Yesterday James dragged me, sorry, brought me along on a trip to the Montclair Art Museum for an afternoon lecture on the 19th-century American landscape painter George Inness. I was sort of excited to visit Montclair, where I had never been, because I know that many NY writer-types live there and commute to the city. From our apartment near Union Square in Manhattan, the drive took about forty minutes. Not bad, yet I kind of always hold my breath through the Lincoln Tunnel, and has there ever been a more prosaic road than the NJTP? Highway 101 out of San Francisco over the Golden Gate Bridge it is not.

I very much enjoyed the Inness paintings. James appreciates the painter for his varied techniques: he painted both exact landscapes and almost abstract, emotional nature scenes. In one image, Sunset, in the museum's collection, brilliant orange sun beams peak out between two leaning trees. From a distance, there seems to be extraordinary depth behind the trees.
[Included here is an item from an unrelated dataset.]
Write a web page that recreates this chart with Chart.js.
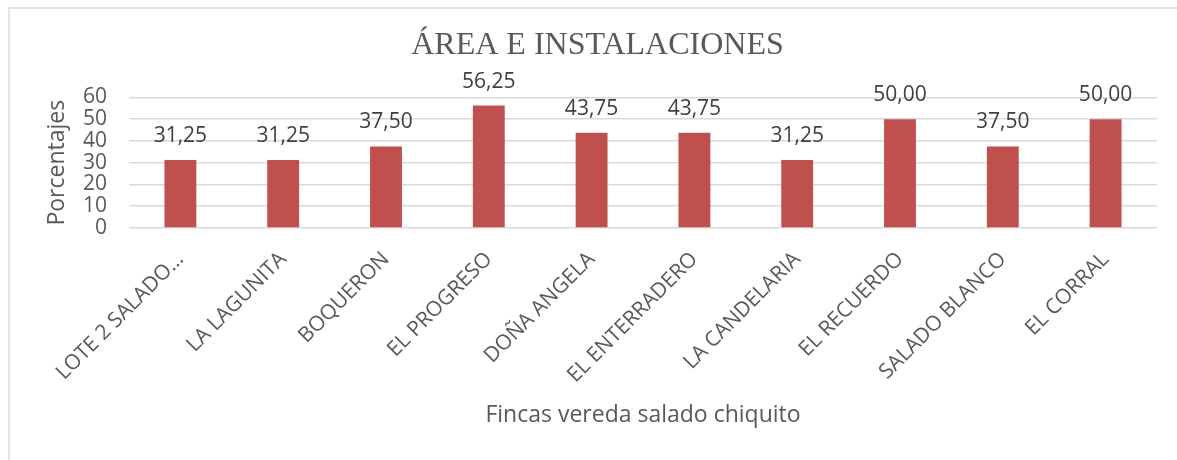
<!DOCTYPE html>
<html>
<head>
<meta charset="utf-8">
<script src="https://cdn.jsdelivr.net/npm/chart.js@4.4.0/dist/chart.umd.min.js"></script>
<style>
  html, body { margin: 0; padding: 0; background: #ffffff; }
  #frame { position: absolute; left: 8px; top: 7px; right: 0; bottom: 0;
           border-top: 2px solid #e3e3e3; border-left: 2px solid #e3e3e3; }
  #c { position: absolute; left: 0; top: 0; }
</style>
</head>
<body>
<div id="frame"></div>
<canvas id="c" width="1177" height="460"></canvas>
<script>
const chartTitle = 'ÁREA E INSTALACIONES';
const xAxisTitle = 'Fincas vereda salado chiquito';
const yAxisTitle = 'Porcentajes';
const categories = ['LOTE 2 SALADO…', 'LA LAGUNITA', 'BOQUERON', 'EL PROGRESO', 'DOÑA ANGELA',
                    'EL ENTERRADERO', 'LA CANDELARIA', 'EL RECUERDO', 'SALADO BLANCO', 'EL CORRAL'];
const values = [31.25, 31.25, 37.50, 56.25, 43.75, 43.75, 31.25, 50.00, 37.50, 50.00];
const yTicks = [0, 10, 20, 30, 40, 50, 60];

const textColor = '#595959';
const sansFont = "'Open Sans', sans-serif";

const dataLabels = {
  id: 'dataLabels',
  afterDatasetsDraw(chart) {
    const ctx = chart.ctx;
    ctx.save();
    ctx.font = "21px " + sansFont;
    ctx.fillStyle = '#404040';
    ctx.textAlign = 'center';
    ctx.textBaseline = 'alphabetic';
    chart.getDatasetMeta(0).data.forEach((bar, i) => {
      const v = chart.data.datasets[0].data[i];
      ctx.fillText(v.toFixed(2).replace('.', ','), bar.x, bar.y - 18);
    });
    ctx.restore();
  }
};

new Chart(document.getElementById('c'), {
  type: 'bar',
  data: {
    labels: categories,
    datasets: [{
      data: values,
      backgroundColor: '#C0504D',
      borderWidth: 0,
      categoryPercentage: 1,
      barPercentage: 0.31
    }]
  },
  options: {
    responsive: false,
    animation: false,
    layout: { padding: { left: 38, right: 20, top: 0, bottom: 0 } },
    plugins: {
      legend: { display: false },
      tooltip: { enabled: false },
      title: {
        display: true,
        text: chartTitle,
        color: textColor,
        font: { family: "'Liberation Serif', serif", size: 32, weight: 'normal' },
        padding: { top: 26, bottom: 33 }
      }
    },
    scales: {
      x: {
        grid: { display: false, drawTicks: false },
        border: { display: false },
        ticks: {
          color: textColor,
          font: { family: sansFont, size: 21 },
          minRotation: 45,
          maxRotation: 45,
          autoSkip: false,
          padding: 19
        },
        title: {
          display: true,
          text: xAxisTitle,
          color: textColor,
          font: { family: sansFont, size: 23 },
          padding: { top: 0, bottom: 31 }
        },
        afterFit(scale) { scale.height = 232; }
      },
      y: {
        min: 0,
        max: 60,
        afterBuildTicks(scale) { scale.ticks = yTicks.map(v => ({ value: v })); },
        grid: { color: '#d9d9d9', lineWidth: 1.5, drawTicks: false },
        border: { display: false },
        ticks: {
          color: textColor,
          font: { family: sansFont, size: 21 },
          autoSkip: false,
          padding: 22
        },
        title: {
          display: true,
          text: yAxisTitle,
          color: textColor,
          font: { family: sansFont, size: 23 },
          padding: { top: 6, bottom: 0 }
        },
        afterFit(scale) { scale.width = 91; }
      }
    }
  },
  plugins: [dataLabels]
});
</script>
</body>
</html>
Up close, the painter has daubed bright orange between the trees and in fact what seemed like depth now appears to be surface. I'm not an art historian, so I'm not sure of the significance of that observation, but I was intrigued by the work. Interestingly, an Inness collector and benefactor of the wing in the museum was on hand to give us a personal tour of the collection, which was delightful.

It was about 6:30pm, and James and I needed sustenance. The museum's director pointed us to Raymond's, down Bloomfield Avenue not far from the institution. Now, the museum is perched on a hill, and driving down Bloomfield toward the restaurant entailed a breathtaking view, on this clear night, of Manhattan.

Raymond's, which opened in 1989, is retrofitted to look like an old malt shop. Imagine an Odeon--albeit one estranged from the scene in downtown Manhattan in the 1980s--in Mayberry. We had to wait about ten minutes, and in that time I noticed a nice-looking--and chopped--cobb salad, and that most people were ordering burgers. While deliciously ripe avocado slices perched atop the lettuce, tomatoes, blue cheese, bacon, and chicken in the salad, and while the chicken was very moist, the salad lacked crispness and taste. The chef mistakenly thought heavily mixing the salad, so the blue cheese kind of spread its wealth, could compensate for a lack of dressing. No. A cobb salad should not just be creamy, but should taste of something. I ate more of the french fries that came with James's burger than I should have to get some salt and snap.

Could I see myself in Montclair? The main street was very well tended. The museum was estimable. But part of me feels if I will leave New York I will really leave it, not to a town on a hill where I will always feel like an outsider peeking in the window at the action.